| Your goal |
Don't include pictures. Quote the lines below from the first through the line that contains "(i2) at (480,81)".

| Material provided |
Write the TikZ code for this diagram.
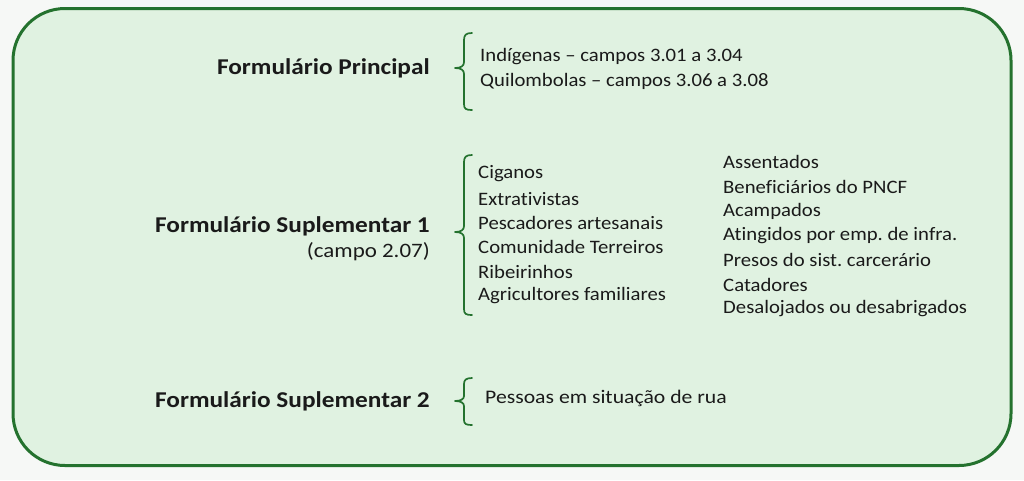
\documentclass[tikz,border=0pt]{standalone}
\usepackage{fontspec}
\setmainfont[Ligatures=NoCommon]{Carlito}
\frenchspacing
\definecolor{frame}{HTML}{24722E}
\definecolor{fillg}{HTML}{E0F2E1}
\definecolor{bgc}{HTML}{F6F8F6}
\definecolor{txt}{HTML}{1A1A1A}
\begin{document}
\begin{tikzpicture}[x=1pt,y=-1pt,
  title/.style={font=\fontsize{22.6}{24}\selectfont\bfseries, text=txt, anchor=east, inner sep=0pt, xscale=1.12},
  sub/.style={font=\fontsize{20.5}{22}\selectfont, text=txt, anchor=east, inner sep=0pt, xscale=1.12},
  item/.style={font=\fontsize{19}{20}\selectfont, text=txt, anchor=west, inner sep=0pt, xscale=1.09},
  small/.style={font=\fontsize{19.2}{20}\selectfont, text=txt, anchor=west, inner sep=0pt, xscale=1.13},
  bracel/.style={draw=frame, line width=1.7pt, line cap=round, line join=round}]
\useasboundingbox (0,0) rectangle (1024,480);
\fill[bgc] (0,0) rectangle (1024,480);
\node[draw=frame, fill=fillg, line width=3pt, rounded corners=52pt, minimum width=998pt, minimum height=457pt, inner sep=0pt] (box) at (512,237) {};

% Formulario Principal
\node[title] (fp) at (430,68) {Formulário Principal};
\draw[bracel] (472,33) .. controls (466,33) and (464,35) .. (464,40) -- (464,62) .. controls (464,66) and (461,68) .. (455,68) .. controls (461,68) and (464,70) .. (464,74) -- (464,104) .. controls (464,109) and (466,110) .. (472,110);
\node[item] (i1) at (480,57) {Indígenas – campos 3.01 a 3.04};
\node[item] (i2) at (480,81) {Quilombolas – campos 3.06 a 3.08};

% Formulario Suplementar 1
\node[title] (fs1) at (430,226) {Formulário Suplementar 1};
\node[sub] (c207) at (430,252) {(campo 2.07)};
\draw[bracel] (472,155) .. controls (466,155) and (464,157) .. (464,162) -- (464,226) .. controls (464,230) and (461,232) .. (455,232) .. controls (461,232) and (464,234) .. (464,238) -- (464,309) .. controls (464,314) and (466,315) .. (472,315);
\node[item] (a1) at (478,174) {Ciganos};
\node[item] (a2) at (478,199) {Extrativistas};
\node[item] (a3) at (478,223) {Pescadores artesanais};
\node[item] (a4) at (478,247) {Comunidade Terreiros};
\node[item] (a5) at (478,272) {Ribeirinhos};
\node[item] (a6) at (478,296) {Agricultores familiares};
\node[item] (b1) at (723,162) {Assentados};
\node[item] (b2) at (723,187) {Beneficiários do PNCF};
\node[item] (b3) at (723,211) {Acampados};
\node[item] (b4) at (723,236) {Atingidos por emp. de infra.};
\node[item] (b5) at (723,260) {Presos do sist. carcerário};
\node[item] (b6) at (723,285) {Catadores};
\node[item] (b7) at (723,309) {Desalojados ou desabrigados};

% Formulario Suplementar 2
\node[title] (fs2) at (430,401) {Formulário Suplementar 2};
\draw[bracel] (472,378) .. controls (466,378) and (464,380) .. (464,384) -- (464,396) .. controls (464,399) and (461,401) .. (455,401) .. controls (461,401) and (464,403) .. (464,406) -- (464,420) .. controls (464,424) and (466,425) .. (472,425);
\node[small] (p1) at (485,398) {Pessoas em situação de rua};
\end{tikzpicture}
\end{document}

| Output below |
Write the TikZ code for this diagram.
\documentclass[tikz,border=0pt]{standalone}
\usepackage{fontspec}
\setmainfont[Ligatures=NoCommon]{Carlito}
\frenchspacing
\definecolor{frame}{HTML}{24722E}
\definecolor{fillg}{HTML}{E0F2E1}
\definecolor{bgc}{HTML}{F6F8F6}
\definecolor{txt}{HTML}{1A1A1A}
\begin{document}
\begin{tikzpicture}[x=1pt,y=-1pt,
  title/.style={font=\fontsize{22.6}{24}\selectfont\bfseries, text=txt, anchor=east, inner sep=0pt, xscale=1.12},
  sub/.style={font=\fontsize{20.5}{22}\selectfont, text=txt, anchor=east, inner sep=0pt, xscale=1.12},
  item/.style={font=\fontsize{19}{20}\selectfont, text=txt, anchor=west, inner sep=0pt, xscale=1.09},
  small/.style={font=\fontsize{19.2}{20}\selectfont, text=txt, anchor=west, inner sep=0pt, xscale=1.13},
  bracel/.style={draw=frame, line width=1.7pt, line cap=round, line join=round}]
\useasboundingbox (0,0) rectangle (1024,480);
\fill[bgc] (0,0) rectangle (1024,480);
\node[draw=frame, fill=fillg, line width=3pt, rounded corners=52pt, minimum width=998pt, minimum height=457pt, inner sep=0pt] (box) at (512,237) {};

% Formulario Principal
\node[title] (fp) at (430,68) {Formulário Principal};
\draw[bracel] (472,33) .. controls (466,33) and (464,35) .. (464,40) -- (464,62) .. controls (464,66) and (461,68) .. (455,68) .. controls (461,68) and (464,70) .. (464,74) -- (464,104) .. controls (464,109) and (466,110) .. (472,110);
\node[item] (i1) at (480,57) {Indígenas – campos 3.01 a 3.04};
\node[item] (i2) at (480,81) {Quilombolas – campos 3.06 a 3.08};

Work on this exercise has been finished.